THE RISE AND FALL OF THE MUGHAL EMPIRE
efficient than the rather cumbersome Dutch hierarchy, and this is why
finally even people in Amsterdam bought shares in the British rather than
in the Dutch East India Company.
The rapid rise of the West European East India Companies occurred at a
time when the Mughal empire was still at its height. Seen from Delhi the
Europeans appeared to be rather marginal figures in Asia. But by the end
of the seventeenth century there were some indications that these marginal
figures had a considerable nuisance value. In 1686 the British waged a
maritime war against the Great Mughal knowing full well that he was
quite helpless at sea. They managed to block the flourishing trade of
Bengal with Southeast Asia for some time. Even ships belonging to high
Mughal officers and to members of the Great Mughal’s family were seized
by the British. The victims subsequently withdrew from this trade and
probably entrusted their goods to the Dutch or to European country
traders, if they still ventured to take part in international trade at all. For
the British East India Company this war, which ended in 1688, was of no
use: Aurangzeb drove them out of their factory at Hugli and they had to
settle further down the river where they held a few villages in a rather
unhealthy and inconvenient area. One of these villages was Calcutta, of
which nobody would then have guessed that it was destined to become the
metropolis of Britain’s Indian empire. Madras and Bombay were still much
more important in the late seventeenth century. The power of the Great
Mughal remained unchallenged in Bengal and it seemed as if the British
were only conducting some rearguard action there.
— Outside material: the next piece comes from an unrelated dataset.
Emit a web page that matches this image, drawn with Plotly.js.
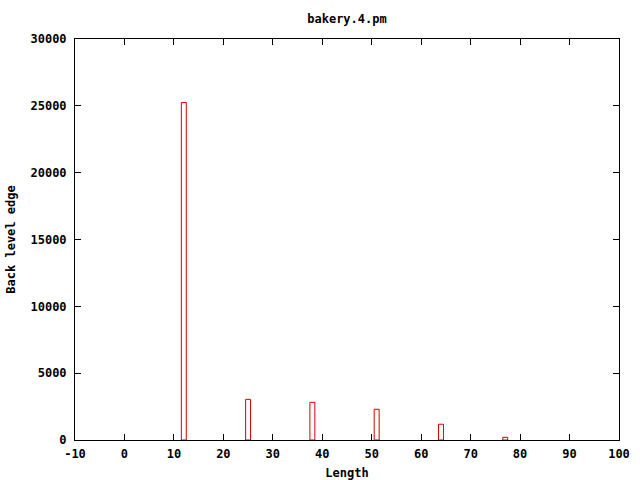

French ambitions and reverses
Another major European power which was destined to play an important
part in the history of India in the eighteenth century was also still rather
insignificant in the Indian context of the late seventeenth century. In 1664
a French East India Company had been founded at the instance of the
energetic finance minister, Jean Baptiste Colbert, who enjoyed the full
support of Louis XIV in this venture. Colbert avidly copied Dutch
precedent and organised the French company on federal lines. This was
counterproductive, because the company was organised by the government
and there were no private capitalists who had to be accommodated in
federal chambers, like those formed by the merchants of the different
Dutch provinces. Colbert had to press the great dignitaries of the realm to
subscribe funds for this purpose. They did so reluctantly: it was much safer
and more lucrative to invest money at home. The French practice of the
sale of offices offered prestige and income to all who had money to invest.
Whoever contributed to the French East India Company did so only in
order to please the king. The king was indeed pleased, and the first French
voyage to India was organised in royal style.